The death of Burrus may have been due (from the description) to diphtheria, but the popular voice charged Nero with having hastened his death by a pretended remedy, and declared that, when the Emperor visited his sick bed, the dying man turned away from his inquiries with the laconic answer, "I am well." His death was regretted, not only from the memory of his virtues, but also from the fact that Nero appointed two men as his successors, of whom the one, Fenius Rufus, was honorable but indolent; the other and more powerful, Sofonius Tigellinus had won for himself among cruel and shameful associates a pre-eminence of hatred and of shame.
However faulty and inconsistent Seneca may have been, there was at any rate no possibility that he should divide with a Tigellinus the direction of his still youthful master.

He was by no means deceived as to the position in which he stood, and the few among Nero's followers in whom any spark of honour was left informed him of the incessant calumnies which were used to undermine his influence.

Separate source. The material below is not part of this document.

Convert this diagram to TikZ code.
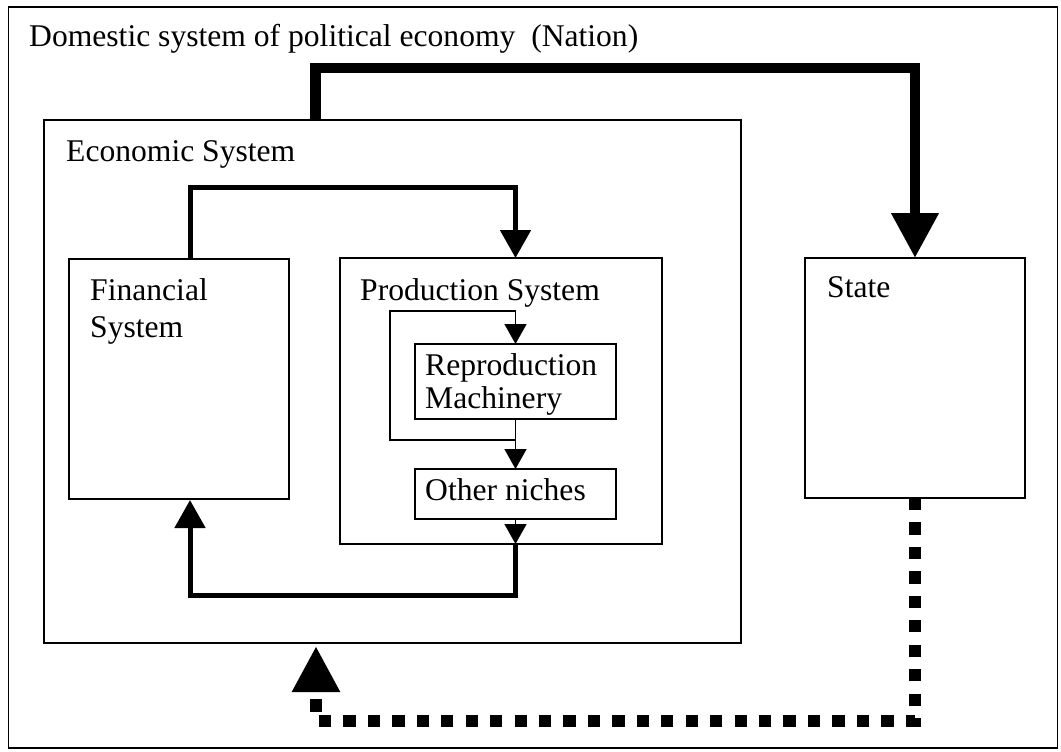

Tigellinus and his friends dwelt on his enormous wealth and his magnificent villas and gardens, which could only have been acquired with ulterior objects, and which threw into the shade the splendour of the Emperor himself.

They tried to kindle the inflammable jealousies of Nero's feeble mind by representing Seneca as attempting to rival him in poetry, and as claiming the entire credit of his eloquence, while he mocked his divine singing, and disparaged his accomplishments as a harper and charioteer because he himself was unable to acquire them.